Discussion: One way to export a type
from a package with some components visible and some components private
is as follows:
package P is
type Public_Part is abstract tagged
record
...
end record;
type T is new Public_Part with private;
...
private
type T is new Public_Part with
record
...
end record;
end P;
The fact that Public_Part is abstract tells
clients they have to create objects of type T instead of Public_Part.
Note that the public part has to come first; it would be illegal to declare
a private type Private_Part, and then a record extension T of it, unless
T were in the private part after the full declaration of Private_Part,
but then clients of the package would not have visibility to T.
Extensions to Ada 95
{
AI95-00391-01}
It is not necessary to override functions with a
controlling result for a null extension. This makes it easier to derive
a tagged type to complete a private type.

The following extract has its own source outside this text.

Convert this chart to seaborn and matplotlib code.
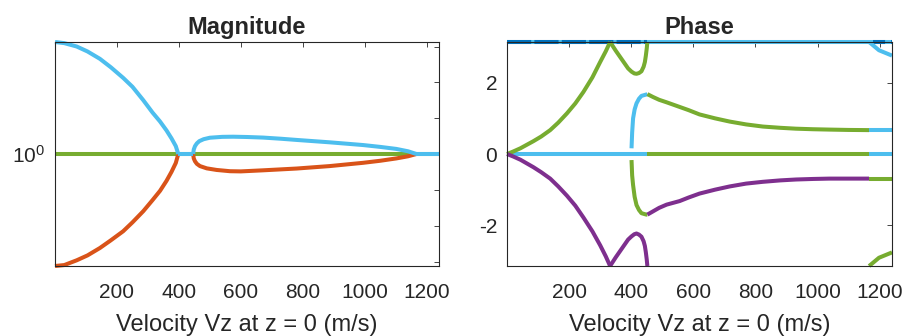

Wording Changes from Ada 95
{
AI95-00260-02}
Updated the wording to reflect the addition of abstract formal subprograms
(see
12.6).
{
AI95-00334-01}
The wording of shall-be-overridden was clarified so that it clearly applies
to abstract predefined equality.
{
AI95-00391-01}
We define the term
require overriding to make other wording easier
to understand.
Incompatibilities With Ada 2005
{
AI05-0073-1}
Correction: Added rules to eliminate holes
with controlling access results and generic functions that return abstract
types. While these changes are technically incompatible, it is unlikely
that they could be used in a program without violating some other rule
of the use of abstract types.
{
AI05-0097-1}
Correction: Corrected a minor glitch having to do with abstract
null extensions. The Ada 2005 rule allowed such extensions to inherit
concrete operations in some rare cases. It is unlikely that these cases
exist in user code.
Extensions to Ada 2005
Wording Changes from Ada 2005
{
AI05-0198-1}
Correction: Clarified that the predefined operator corresponding
to an inherited abstract operator is also abstract. The Ada 2005 rules
caused the predefined operator and the inherited operator to override
each other, which is weird. But the effect is the same either way (the
operator is not considered for resolution).
{
AI05-0203-1}
Correction: Added wording to disallow abstract return objects.
These were illegal in Ada 2005 by other rules; the extension to support
class-wide type better opened a hole which has now been plugged.
Incompatibilities With Ada 2012
{
AI12-0413-1}
Correction: Clarified that a recheck is needed
in the case of an actual that is a record type with an abstract equality.
This is an incompatibility as the generic boilerplate was previously
omitted, meaning that such a recheck should not have been performed in
the private part of an instance. Usually, this would just change an elaboration
time raise of Program_Error into an error (a good thing, as the instance
will never be useful), but could break a working instance if the equality
usage is in a default expression that appears in the private part of
the generic unit and it is never used in a call. In that case, Ada 2022
will reject the instance while it would have worked in Ada 2012. As a
practical matter, it's more likely that a compiler already does the recheck
in the entire instance spec, or does not do it at all; thus for many
implementations there will be no practical incompatibility.